▶ **Source material**
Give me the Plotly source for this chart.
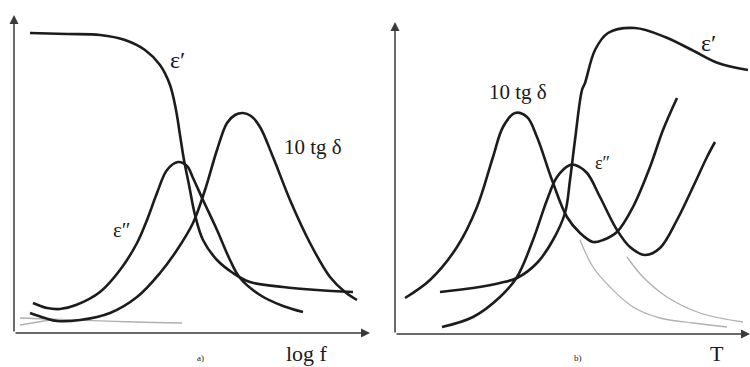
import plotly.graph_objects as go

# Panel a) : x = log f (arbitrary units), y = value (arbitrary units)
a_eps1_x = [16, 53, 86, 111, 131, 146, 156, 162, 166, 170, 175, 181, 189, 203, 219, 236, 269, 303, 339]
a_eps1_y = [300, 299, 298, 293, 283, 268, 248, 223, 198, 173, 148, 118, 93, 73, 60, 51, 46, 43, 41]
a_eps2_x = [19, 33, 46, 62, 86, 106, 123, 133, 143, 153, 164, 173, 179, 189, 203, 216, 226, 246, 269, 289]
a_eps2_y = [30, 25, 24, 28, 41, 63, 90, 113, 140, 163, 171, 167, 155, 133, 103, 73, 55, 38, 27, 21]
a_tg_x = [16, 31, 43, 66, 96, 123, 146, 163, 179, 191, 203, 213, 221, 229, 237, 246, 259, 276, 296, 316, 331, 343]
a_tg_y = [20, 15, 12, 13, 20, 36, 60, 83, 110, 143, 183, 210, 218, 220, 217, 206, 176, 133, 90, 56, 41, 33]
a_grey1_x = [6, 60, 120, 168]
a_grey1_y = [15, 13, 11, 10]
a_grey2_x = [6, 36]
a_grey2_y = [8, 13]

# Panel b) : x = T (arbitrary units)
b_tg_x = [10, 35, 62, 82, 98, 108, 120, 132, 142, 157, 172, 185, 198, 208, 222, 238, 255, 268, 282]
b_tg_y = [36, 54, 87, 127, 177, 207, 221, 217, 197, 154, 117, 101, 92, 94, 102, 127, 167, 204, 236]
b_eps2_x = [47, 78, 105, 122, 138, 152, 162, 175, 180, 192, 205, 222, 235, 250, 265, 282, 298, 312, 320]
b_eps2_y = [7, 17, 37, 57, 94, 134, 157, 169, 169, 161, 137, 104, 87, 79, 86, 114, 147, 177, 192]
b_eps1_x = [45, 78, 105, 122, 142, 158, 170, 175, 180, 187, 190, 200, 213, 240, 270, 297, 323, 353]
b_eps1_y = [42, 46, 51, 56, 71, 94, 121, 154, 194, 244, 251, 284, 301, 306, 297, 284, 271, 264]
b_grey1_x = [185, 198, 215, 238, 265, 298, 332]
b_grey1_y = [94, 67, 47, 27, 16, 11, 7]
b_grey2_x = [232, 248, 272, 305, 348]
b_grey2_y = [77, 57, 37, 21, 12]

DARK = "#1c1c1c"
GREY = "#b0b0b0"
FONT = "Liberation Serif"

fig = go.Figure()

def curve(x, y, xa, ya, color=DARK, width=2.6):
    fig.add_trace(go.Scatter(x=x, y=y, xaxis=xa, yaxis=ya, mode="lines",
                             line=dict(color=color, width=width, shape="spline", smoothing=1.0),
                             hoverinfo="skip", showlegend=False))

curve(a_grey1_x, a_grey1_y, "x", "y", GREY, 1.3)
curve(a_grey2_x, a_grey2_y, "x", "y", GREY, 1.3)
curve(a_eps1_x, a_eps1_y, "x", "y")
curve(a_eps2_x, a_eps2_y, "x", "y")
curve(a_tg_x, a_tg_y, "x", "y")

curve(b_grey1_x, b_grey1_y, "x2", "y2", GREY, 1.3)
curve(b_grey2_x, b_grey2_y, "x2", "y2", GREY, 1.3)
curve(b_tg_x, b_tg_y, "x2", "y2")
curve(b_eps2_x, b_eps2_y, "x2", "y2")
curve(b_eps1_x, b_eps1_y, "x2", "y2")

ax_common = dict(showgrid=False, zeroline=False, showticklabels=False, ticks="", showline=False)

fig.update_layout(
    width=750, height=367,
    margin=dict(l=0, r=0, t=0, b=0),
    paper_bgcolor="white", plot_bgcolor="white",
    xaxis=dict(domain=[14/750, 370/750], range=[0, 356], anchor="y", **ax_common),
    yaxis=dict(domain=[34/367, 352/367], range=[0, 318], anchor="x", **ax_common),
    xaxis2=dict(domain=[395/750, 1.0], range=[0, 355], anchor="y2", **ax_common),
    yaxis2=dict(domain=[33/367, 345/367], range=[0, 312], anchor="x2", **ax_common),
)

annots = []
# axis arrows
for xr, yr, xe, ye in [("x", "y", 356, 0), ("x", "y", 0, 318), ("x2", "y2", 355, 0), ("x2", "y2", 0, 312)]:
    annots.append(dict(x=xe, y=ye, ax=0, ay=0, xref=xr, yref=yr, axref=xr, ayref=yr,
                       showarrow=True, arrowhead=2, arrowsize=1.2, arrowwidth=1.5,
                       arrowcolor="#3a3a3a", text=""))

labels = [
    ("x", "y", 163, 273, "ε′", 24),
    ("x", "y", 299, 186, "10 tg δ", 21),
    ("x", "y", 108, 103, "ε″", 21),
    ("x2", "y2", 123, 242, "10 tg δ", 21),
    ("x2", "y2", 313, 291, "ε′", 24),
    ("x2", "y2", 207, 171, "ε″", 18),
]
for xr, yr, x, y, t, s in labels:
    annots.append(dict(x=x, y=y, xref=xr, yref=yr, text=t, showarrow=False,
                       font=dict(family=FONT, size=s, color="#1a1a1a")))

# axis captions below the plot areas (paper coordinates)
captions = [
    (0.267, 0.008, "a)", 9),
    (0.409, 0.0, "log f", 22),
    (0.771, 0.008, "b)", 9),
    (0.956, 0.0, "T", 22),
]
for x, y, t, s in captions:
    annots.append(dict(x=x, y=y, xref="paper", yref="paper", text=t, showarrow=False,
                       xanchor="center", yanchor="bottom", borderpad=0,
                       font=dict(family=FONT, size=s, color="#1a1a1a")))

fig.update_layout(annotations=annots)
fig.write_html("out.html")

▶ **Goal**
Repeat the data exactly, excluding the pictures.

▶ **Solution below**
Give me the Plotly source for this chart.
import plotly.graph_objects as go

# Panel a) : x = log f (arbitrary units), y = value (arbitrary units)
a_eps1_x = [16, 53, 86, 111, 131, 146, 156, 162, 166, 170, 175, 181, 189, 203, 219, 236, 269, 303, 339]
a_eps1_y = [300, 299, 298, 293, 283, 268, 248, 223, 198, 173, 148, 118, 93, 73, 60, 51, 46, 43, 41]
a_eps2_x = [19, 33, 46, 62, 86, 106, 123, 133, 143, 153, 164, 173, 179, 189, 203, 216, 226, 246, 269, 289]
a_eps2_y = [30, 25, 24, 28, 41, 63, 90, 113, 140, 163, 171, 167, 155, 133, 103, 73, 55, 38, 27, 21]
a_tg_x = [16, 31, 43, 66, 96, 123, 146, 163, 179, 191, 203, 213, 221, 229, 237, 246, 259, 276, 296, 316, 331, 343]
a_tg_y = [20, 15, 12, 13, 20, 36, 60, 83, 110, 143, 183, 210, 218, 220, 217, 206, 176, 133, 90, 56, 41, 33]
a_grey1_x = [6, 60, 120, 168]
a_grey1_y = [15, 13, 11, 10]
a_grey2_x = [6, 36]
a_grey2_y = [8, 13]

# Panel b) : x = T (arbitrary units)
b_tg_x = [10, 35, 62, 82, 98, 108, 120, 132, 142, 157, 172, 185, 198, 208, 222, 238, 255, 268, 282]
b_tg_y = [36, 54, 87, 127, 177, 207, 221, 217, 197, 154, 117, 101, 92, 94, 102, 127, 167, 204, 236]
b_eps2_x = [47, 78, 105, 122, 138, 152, 162, 175, 180, 192, 205, 222, 235, 250, 265, 282, 298, 312, 320]
b_eps2_y = [7, 17, 37, 57, 94, 134, 157, 169, 169, 161, 137, 104, 87, 79, 86, 114, 147, 177, 192]
b_eps1_x = [45, 78, 105, 122, 142, 158, 170, 175, 180, 187, 190, 200, 213, 240, 270, 297, 323, 353]
b_eps1_y = [42, 46, 51, 56, 71, 94, 121, 154, 194, 244, 251, 284, 301, 306, 297, 284, 271, 264]
b_grey1_x = [185, 198, 215, 238, 265, 298, 332]
b_grey1_y = [94, 67, 47, 27, 16, 11, 7]
b_grey2_x = [232, 248, 272, 305, 348]
b_grey2_y = [77, 57, 37, 21, 12]

DARK = "#1c1c1c"
GREY = "#b0b0b0"
FONT = "Liberation Serif"

fig = go.Figure()

def curve(x, y, xa, ya, color=DARK, width=2.6):
    fig.add_trace(go.Scatter(x=x, y=y, xaxis=xa, yaxis=ya, mode="lines",
                             line=dict(color=color, width=width, shape="spline", smoothing=1.0),
                             hoverinfo="skip", showlegend=False))

curve(a_grey1_x, a_grey1_y, "x", "y", GREY, 1.3)
curve(a_grey2_x, a_grey2_y, "x", "y", GREY, 1.3)
curve(a_eps1_x, a_eps1_y, "x", "y")
curve(a_eps2_x, a_eps2_y, "x", "y")
curve(a_tg_x, a_tg_y, "x", "y")

curve(b_grey1_x, b_grey1_y, "x2", "y2", GREY, 1.3)
curve(b_grey2_x, b_grey2_y, "x2", "y2", GREY, 1.3)
curve(b_tg_x, b_tg_y, "x2", "y2")
curve(b_eps2_x, b_eps2_y, "x2", "y2")
curve(b_eps1_x, b_eps1_y, "x2", "y2")

ax_common = dict(showgrid=False, zeroline=False, showticklabels=False, ticks="", showline=False)

fig.update_layout(
    width=750, height=367,
    margin=dict(l=0, r=0, t=0, b=0),
    paper_bgcolor="white", plot_bgcolor="white",
    xaxis=dict(domain=[14/750, 370/750], range=[0, 356], anchor="y", **ax_common),
    yaxis=dict(domain=[34/367, 352/367], range=[0, 318], anchor="x", **ax_common),
    xaxis2=dict(domain=[395/750, 1.0], range=[0, 355], anchor="y2", **ax_common),
    yaxis2=dict(domain=[33/367, 345/367], range=[0, 312], anchor="x2", **ax_common),
)

annots = []
# axis arrows
for xr, yr, xe, ye in [("x", "y", 356, 0), ("x", "y", 0, 318), ("x2", "y2", 355, 0), ("x2", "y2", 0, 312)]:
    annots.append(dict(x=xe, y=ye, ax=0, ay=0, xref=xr, yref=yr, axref=xr, ayref=yr,
                       showarrow=True, arrowhead=2, arrowsize=1.2, arrowwidth=1.5,
                       arrowcolor="#3a3a3a", text=""))

labels = [
    ("x", "y", 163, 273, "ε′", 24),
    ("x", "y", 299, 186, "10 tg δ", 21),
    ("x", "y", 108, 103, "ε″", 21),
    ("x2", "y2", 123, 242, "10 tg δ", 21),
    ("x2", "y2", 313, 291, "ε′", 24),
    ("x2", "y2", 207, 171, "ε″", 18),
]
for xr, yr, x, y, t, s in labels:
    annots.append(dict(x=x, y=y, xref=xr, yref=yr, text=t, showarrow=False,
                       font=dict(family=FONT, size=s, color="#1a1a1a")))

# axis captions below the plot areas (paper coordinates)
captions = [
    (0.267, 0.008, "a)", 9),
    (0.409, 0.0, "log f", 22),
    (0.771, 0.008, "b)", 9),
    (0.956, 0.0, "T", 22),
]
for x, y, t, s in captions:
    annots.append(dict(x=x, y=y, xref="paper", yref="paper", text=t, showarrow=False,
                       xanchor="center", yanchor="bottom", borderpad=0,
                       font=dict(family=FONT, size=s, color="#1a1a1a")))

fig.update_layout(annotations=annots)
fig.write_html("out.html")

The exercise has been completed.